Give the man a fridge!
Way back in the day when this quote was likely spawned, no one outlived their working years. You worked, you ate, you slept, you worked. Rinse and repeat–such is life in a time when wealth cannot be stored.
We have plenty of hardworking fishermen, many of whom produce far more than their ancestors from long ago. However, we also have plenty of long-living fishermen who consume far more than their ancestors from long ago.
While each person (the ancient and modern fisherman) is productive past their necessity to consume, the modern fisherman need not only generate wealth, but he also needs to store it. Unlike the ancient worker, the modern worker will live longer than he can work, meaning that unless enough is stored during the working years, then his post-working years are sure to be filled with poverty and reliance on others.

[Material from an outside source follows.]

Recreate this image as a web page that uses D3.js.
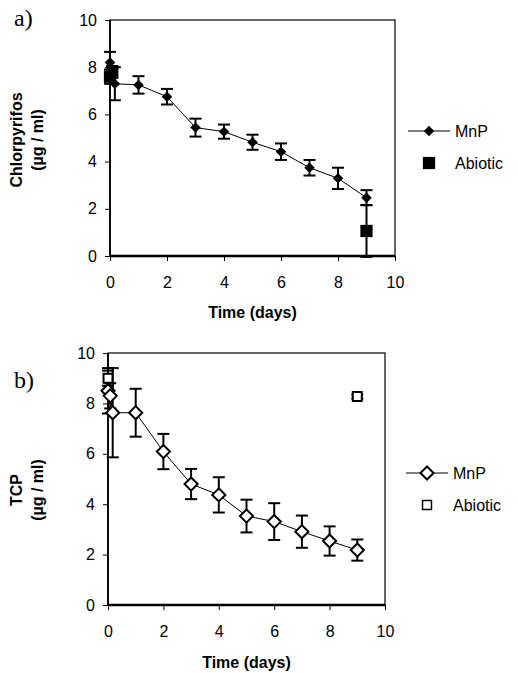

This obviously wasn’t a concern long ago; instead it was more likely that you worked until you fell ill before dying within the next couple days. There was no “retirement,” and it probably wasn’t until your passing that you actually got a day off. Teaching you to fish, to work, was good enough to ensure your survival.
Of course a lot has changed since that time; we have more responsibility as a result of our longer lives, and life necessitates we plan for the future rather than live in the here and now.
In our modern world it is next to impossible to live in a place where you cannot be physically productive beyond your necessity to consume. That is, barring any massive food shortage, supply shocks, or any other irregular event, you will produce more than you need to live, thus ensuring that you can sustain life even in the worst economic conditions.
Modern poverty is not a product of failing to produce in the working years; in fact, it is the younger generations that have the greatest production potential.
What I’m hoping to get to is the point that working doesn’t ensure comfort, instead our modern reality requires that you have the capability to save the proceeds of your labor for an existence past your working life.
So, give a man a fridge–give him an investment vehicle worthy of his excess production, and he will live long beyond his work-life. His capital? It will provide for life well after his death.
Maybe even better: “Teach a man to fish and you feed him for a lifetime. Give a man a fridge, and you feed his family tree for years to come.”
That sounds perfect. Find your fridge and save your fish because the sole ability to fish is no longer good enough.